[Start Source material]

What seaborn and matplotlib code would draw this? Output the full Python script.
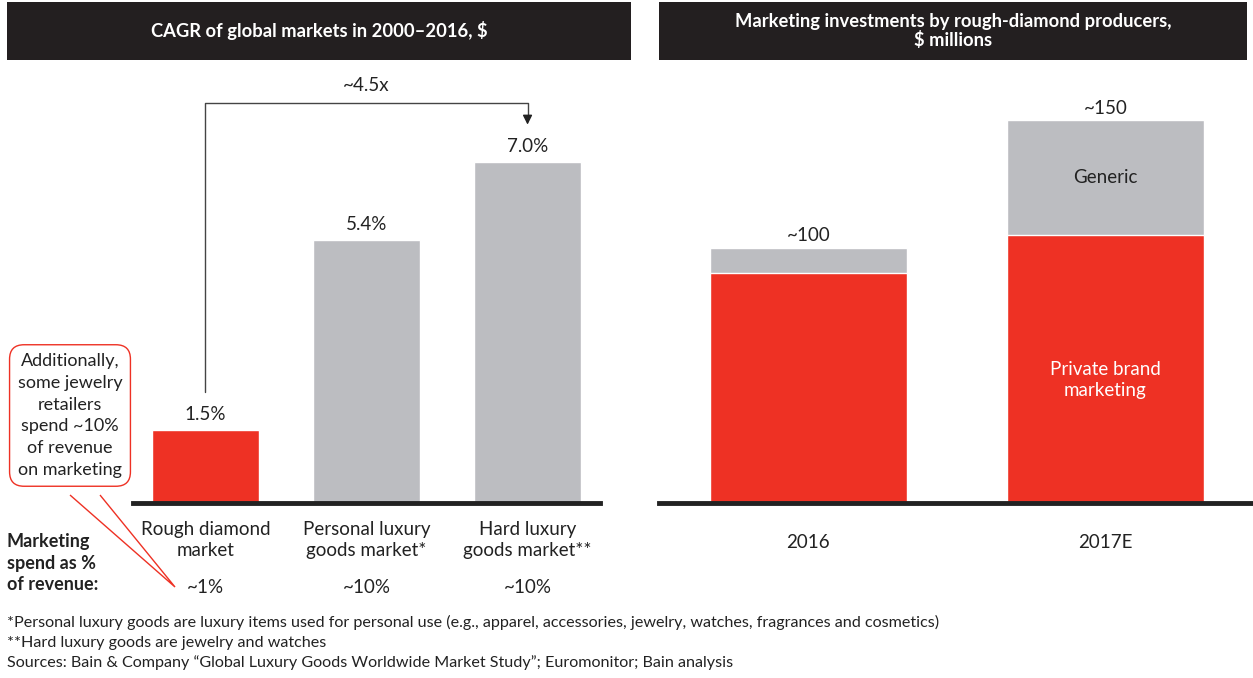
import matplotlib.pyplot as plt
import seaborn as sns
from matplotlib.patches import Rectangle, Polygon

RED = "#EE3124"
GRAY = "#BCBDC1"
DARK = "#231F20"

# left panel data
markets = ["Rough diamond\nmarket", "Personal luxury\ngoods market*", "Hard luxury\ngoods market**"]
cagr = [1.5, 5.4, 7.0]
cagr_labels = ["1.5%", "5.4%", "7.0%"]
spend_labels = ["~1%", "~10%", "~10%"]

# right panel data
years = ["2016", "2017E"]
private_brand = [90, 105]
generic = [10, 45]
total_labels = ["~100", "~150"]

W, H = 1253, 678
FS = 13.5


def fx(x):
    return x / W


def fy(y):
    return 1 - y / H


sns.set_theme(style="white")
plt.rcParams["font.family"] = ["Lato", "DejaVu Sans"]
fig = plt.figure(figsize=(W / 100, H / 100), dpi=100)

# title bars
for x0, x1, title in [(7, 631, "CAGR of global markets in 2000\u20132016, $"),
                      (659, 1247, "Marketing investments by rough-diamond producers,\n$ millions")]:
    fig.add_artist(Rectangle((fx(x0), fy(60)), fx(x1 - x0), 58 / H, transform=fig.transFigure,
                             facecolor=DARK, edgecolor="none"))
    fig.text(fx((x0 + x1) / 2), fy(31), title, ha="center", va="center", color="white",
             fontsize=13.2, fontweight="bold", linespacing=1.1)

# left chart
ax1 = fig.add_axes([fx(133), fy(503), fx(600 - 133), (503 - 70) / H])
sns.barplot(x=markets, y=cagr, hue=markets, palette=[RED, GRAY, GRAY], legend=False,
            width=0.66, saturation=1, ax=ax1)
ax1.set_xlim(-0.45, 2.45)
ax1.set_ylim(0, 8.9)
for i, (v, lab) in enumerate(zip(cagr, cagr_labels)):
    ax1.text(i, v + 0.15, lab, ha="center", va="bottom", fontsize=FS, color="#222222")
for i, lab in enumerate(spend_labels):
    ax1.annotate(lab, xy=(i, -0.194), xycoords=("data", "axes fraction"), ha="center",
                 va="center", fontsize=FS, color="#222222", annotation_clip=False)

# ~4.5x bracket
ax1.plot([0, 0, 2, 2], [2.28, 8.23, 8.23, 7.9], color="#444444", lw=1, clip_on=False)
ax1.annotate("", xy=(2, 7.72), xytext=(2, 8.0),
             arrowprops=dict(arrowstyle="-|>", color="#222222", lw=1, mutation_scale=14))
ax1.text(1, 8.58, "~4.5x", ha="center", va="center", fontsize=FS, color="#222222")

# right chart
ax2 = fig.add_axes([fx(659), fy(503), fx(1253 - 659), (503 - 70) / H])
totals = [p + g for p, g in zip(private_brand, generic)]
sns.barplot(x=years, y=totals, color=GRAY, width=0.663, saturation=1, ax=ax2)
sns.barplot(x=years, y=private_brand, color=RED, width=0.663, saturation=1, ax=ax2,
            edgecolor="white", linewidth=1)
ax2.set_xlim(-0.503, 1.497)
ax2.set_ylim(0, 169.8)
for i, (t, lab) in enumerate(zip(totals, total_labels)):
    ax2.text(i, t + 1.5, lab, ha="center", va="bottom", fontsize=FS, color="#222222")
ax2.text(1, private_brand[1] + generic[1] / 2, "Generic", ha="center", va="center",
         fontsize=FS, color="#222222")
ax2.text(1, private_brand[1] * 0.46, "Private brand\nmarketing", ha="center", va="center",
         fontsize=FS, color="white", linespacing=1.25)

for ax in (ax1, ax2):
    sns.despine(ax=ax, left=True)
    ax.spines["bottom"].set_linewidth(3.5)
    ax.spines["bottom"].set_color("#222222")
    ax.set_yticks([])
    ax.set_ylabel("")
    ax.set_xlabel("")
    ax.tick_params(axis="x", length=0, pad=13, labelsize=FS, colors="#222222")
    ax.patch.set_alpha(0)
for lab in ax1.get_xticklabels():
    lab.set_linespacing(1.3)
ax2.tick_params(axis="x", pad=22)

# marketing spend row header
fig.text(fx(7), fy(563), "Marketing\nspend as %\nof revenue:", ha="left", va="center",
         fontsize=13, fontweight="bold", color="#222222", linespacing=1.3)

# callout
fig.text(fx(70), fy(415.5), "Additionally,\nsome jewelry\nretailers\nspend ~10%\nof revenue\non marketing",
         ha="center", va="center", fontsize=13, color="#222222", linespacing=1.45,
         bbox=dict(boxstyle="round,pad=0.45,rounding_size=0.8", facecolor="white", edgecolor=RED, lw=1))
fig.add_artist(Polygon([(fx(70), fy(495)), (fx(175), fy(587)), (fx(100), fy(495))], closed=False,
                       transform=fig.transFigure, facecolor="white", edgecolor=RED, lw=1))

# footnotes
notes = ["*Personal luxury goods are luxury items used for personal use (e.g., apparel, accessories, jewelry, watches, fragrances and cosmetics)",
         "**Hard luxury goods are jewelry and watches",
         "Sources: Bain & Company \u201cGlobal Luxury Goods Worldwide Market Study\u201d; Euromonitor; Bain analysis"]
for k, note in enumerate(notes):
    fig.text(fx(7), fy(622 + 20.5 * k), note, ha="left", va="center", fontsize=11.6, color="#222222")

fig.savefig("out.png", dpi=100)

[End Source material]
[Start Source material]

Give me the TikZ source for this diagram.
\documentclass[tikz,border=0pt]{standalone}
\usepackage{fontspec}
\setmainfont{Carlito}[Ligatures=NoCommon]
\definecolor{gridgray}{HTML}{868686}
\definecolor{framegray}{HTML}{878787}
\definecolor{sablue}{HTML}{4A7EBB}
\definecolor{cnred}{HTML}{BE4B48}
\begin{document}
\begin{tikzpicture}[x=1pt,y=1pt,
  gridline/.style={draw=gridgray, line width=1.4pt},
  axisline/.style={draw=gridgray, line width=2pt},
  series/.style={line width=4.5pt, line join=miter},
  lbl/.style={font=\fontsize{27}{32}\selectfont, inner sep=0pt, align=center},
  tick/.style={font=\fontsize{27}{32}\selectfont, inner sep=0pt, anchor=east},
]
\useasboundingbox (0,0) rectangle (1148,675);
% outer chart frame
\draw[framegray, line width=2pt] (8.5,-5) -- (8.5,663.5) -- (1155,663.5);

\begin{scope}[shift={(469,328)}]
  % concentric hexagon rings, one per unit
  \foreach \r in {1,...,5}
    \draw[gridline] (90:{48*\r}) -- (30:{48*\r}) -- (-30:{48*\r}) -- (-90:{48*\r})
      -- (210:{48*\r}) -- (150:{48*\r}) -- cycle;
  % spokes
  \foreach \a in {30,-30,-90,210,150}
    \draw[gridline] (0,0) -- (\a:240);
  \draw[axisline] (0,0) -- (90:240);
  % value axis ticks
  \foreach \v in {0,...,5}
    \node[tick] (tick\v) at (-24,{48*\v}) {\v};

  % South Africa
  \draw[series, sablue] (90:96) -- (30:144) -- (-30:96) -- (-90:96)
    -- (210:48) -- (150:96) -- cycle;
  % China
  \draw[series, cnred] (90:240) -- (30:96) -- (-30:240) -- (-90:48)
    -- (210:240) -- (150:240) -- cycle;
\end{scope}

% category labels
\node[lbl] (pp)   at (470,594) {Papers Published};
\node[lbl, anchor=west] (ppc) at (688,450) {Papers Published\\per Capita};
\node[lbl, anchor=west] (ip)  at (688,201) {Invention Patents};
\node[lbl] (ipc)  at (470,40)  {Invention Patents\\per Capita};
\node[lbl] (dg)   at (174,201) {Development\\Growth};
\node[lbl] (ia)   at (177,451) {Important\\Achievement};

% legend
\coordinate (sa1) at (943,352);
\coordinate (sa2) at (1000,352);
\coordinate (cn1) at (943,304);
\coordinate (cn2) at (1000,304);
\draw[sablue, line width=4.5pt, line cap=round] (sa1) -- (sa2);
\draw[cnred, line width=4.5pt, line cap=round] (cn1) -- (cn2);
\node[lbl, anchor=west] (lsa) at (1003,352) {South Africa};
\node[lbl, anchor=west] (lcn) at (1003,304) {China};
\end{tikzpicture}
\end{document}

[End Source material]
[Start Source material]

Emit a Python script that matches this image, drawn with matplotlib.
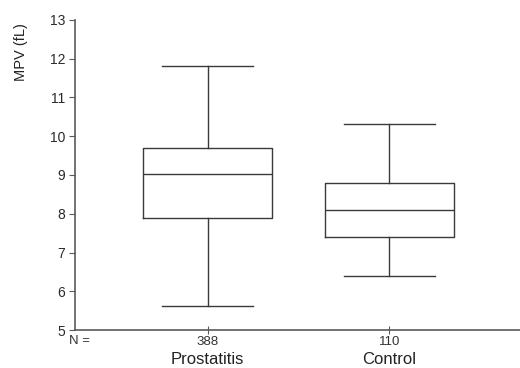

[End Source material]

▶ Exercise instructions
Retype the lines above exactly as they appear, from the line containing "What seaborn and" through the line containing "fig = plt.figure(figsize=(W", and leave out any pictures.

▶ Answer for this exercise
What seaborn and matplotlib code would draw this? Output the full Python script.
import matplotlib.pyplot as plt
import seaborn as sns
from matplotlib.patches import Rectangle, Polygon

RED = "#EE3124"
GRAY = "#BCBDC1"
DARK = "#231F20"

# left panel data
markets = ["Rough diamond\nmarket", "Personal luxury\ngoods market*", "Hard luxury\ngoods market**"]
cagr = [1.5, 5.4, 7.0]
cagr_labels = ["1.5%", "5.4%", "7.0%"]
spend_labels = ["~1%", "~10%", "~10%"]

# right panel data
years = ["2016", "2017E"]
private_brand = [90, 105]
generic = [10, 45]
total_labels = ["~100", "~150"]

W, H = 1253, 678
FS = 13.5


def fx(x):
    return x / W


def fy(y):
    return 1 - y / H


sns.set_theme(style="white")
plt.rcParams["font.family"] = ["Lato", "DejaVu Sans"]
fig = plt.figure(figsize=(W / 100, H / 100), dpi=100)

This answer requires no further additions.